Father Martin von Cochem was born at Cochem, on the Moselle,
in the year 1625, and died at Waghausel in 1712.

“Remember thy last end, and thou shalt never sin.”


Nihil Obstat: Thomas L Kinkead,  Censor Liborium
Imprimatur: Michael Augustine --- Archbishop of New York (New York October 5, 1899)

Copyright, 1899, by Benziger Brothers


IV. On the Fear of Hell.

DEATH is rendered yet more bitter to us by the fear of Hell and the clear view of eternity before us. For when we are dangerously ill, and death stares us in the face, the terror which fills us at the prospect of eternity is so overwhelming, that we are filled with fear. For we see plainly that in a few days a few hours perhaps we must enter eternity, and we know not what awaits us there. The dread lest we should be lost everlastingly is so great as to cause us to shudder.

Moreover, the alarm that tortures us is not a little augmented by the remembrance of the sins whereby we have oftentimes deserved Hell; for no man can be certain whether he has done penance aright, and whether he has really obtained pardon. This is explained by a passage from the writings of the aforementioned Pope St. Gregory, who describes this fear in the following words:
"The just man who is truly concerned about his eternal salvation will from time to time think of his future Judge.
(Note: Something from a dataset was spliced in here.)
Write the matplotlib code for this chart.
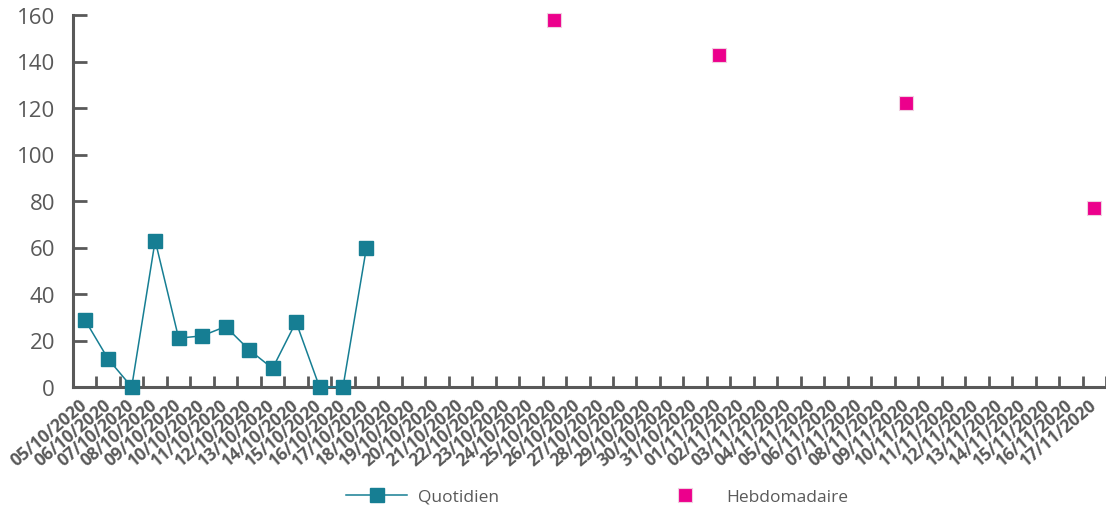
import matplotlib
matplotlib.use("Agg")
import matplotlib.pyplot as plt
from matplotlib.ticker import FixedLocator

plt.rcParams['font.family'] = ['Open Sans', 'DejaVu Sans']

dates = [
    "05/10/2020", "06/10/2020", "07/10/2020", "08/10/2020", "09/10/2020",
    "10/10/2020", "11/10/2020", "12/10/2020", "13/10/2020", "14/10/2020",
    "15/10/2020", "16/10/2020", "17/10/2020", "18/10/2020", "19/10/2020",
    "20/10/2020", "21/10/2020", "22/10/2020", "23/10/2020", "24/10/2020",
    "25/10/2020", "26/10/2020", "27/10/2020", "28/10/2020", "29/10/2020",
    "30/10/2020", "31/10/2020", "01/11/2020", "02/11/2020", "03/11/2020",
    "04/11/2020", "05/11/2020", "06/11/2020", "07/11/2020", "08/11/2020",
    "09/11/2020", "10/11/2020", "11/11/2020", "12/11/2020", "13/11/2020",
    "14/11/2020", "15/11/2020", "16/11/2020", "17/11/2020",
]

quotidien_dates = dates[:13]
quotidien = [29, 12, 0, 63, 21, 22, 26, 16, 8, 28, 0, 0, 60]

hebdo_dates = ["25/10/2020", "01/11/2020", "09/11/2020", "17/11/2020"]
hebdomadaire = [158, 143, 122, 77]

y_ticks = [0, 20, 40, 60, 80, 100, 120, 140, 160]

TEAL = "#167E93"
PINK = "#EC008C"
GREY = "#595959"

fig = plt.figure(figsize=(11.06, 5.10), dpi=100)
ax = fig.add_axes([73 / 1106, 1 - 388 / 510, 1033 / 1106, 372 / 510])

xq = [dates.index(d) for d in quotidien_dates]
xh = [dates.index(d) for d in hebdo_dates]

ax.plot(xq, quotidien, color=TEAL, lw=1.1, marker='s', markersize=9.8,
        markerfacecolor=TEAL, markeredgecolor=TEAL, clip_on=False, zorder=3,
        label="Quotidien")
ax.plot(xh, hebdomadaire, linestyle='none', marker='s', markersize=9.6,
        markerfacecolor=PINK, markeredgecolor="#F0D0E0", markeredgewidth=0.8,
        clip_on=False, zorder=3, label="Hebdomadaire")

ax.set_xlim(-0.5, len(dates) - 0.5)
ax.set_ylim(0, 160)

ax.set_xticks(range(len(dates)))
ax.set_xticklabels(dates, rotation=40, ha='right', va='center',
                   rotation_mode='anchor', fontsize=12.5, fontweight='bold',
                   color=GREY)
ax.tick_params(axis='x', which='major', length=0, pad=11)
ax.xaxis.set_minor_locator(FixedLocator([i - 0.5 for i in range(len(dates) + 1)]))
ax.tick_params(axis='x', which='minor', direction='in', length=8, width=2,
               color=GREY)

ax.set_yticks(y_ticks)
ax.tick_params(axis='y', direction='in', length=10, width=2, color=GREY,
               labelsize=16, labelcolor=GREY, pad=13)

for side in ('top', 'right'):
    ax.spines[side].set_visible(False)
for side in ('left', 'bottom'):
    ax.spines[side].set_color(GREY)
    ax.spines[side].set_linewidth(2.2)

fig.legend(loc='center', bbox_to_anchor=(0.54, 0.024), ncol=2, frameon=False,
           fontsize=12.5, labelcolor=GREY, handlelength=3.5,
           handletextpad=0.6, columnspacing=9.0, borderpad=0.2)

fig.savefig("out.png", dpi=100)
He will meditate before death overtakes him upon the account he will have to give of his life. If there are no great sins wherewith his conscience reproaches him, he still has cause for alarm on account of the daily sins of which he perhaps takes little heed. For how often do we not sin in thought? It is comparatively easy to avoid evil deeds, but it is a far more difficult matter to keep one s heart free from inordinate thoughts. Yet we read in Holy Scripture: Woe to you that devise that which is unprofitable and work evil in your thoughts (Mich. ii. i). And again: In your heart you work iniquities (Ps. Ivii. 3).

"Hence the just are ever in fear of the awful judgments of God, for they are conscious that all these secret sins will be brought to judgment, as St. Paul says: In that day God shall judge the secrets of men (Rom. ii. 16). And although all his life long a good man will walk in fear of the judgment, yet this fear will notably increase as he draws near to the end of his days. It is said of Our Lord, that when the time of His death approached, He began to be sorrowful and to fear, and being in an agony, He prayed the longer. Was not this intended to teach us how it would be with us in our latter end, and what distress and anguish would overwhelm us?"

Such are the words of Pope St. Gregory, calculated to inspire not only sinners, but also the just with fear, since, as the Saint says, even those who are not conscious of having committed any grievous sins, are yet full of apprehension in regard to the sentence that will be passed on them. If the just are not devoid of alarm, what can we poor sinners do, who know ourselves to be guilty of many and manifold transgressions, and who every day add sin to sin? What will become of us? What can we do? Is there no means we can employ to obtain mercy of God? I know no better counsel than that which Christ Himself gives us in the words: "Watch ye therefore, praying at all times, that you may be accounted worthy to escape all these things that are to come, and to stand before the Son of man" (Luke xxi. 36).

Since Christ points out to us prayer as the best and easiest means, let each one faithfully follow this exhortation and diligently call upon almighty God and His Blessed Mother, and all the Saints, imploring them day by day to protect him, and commending to them his latter end.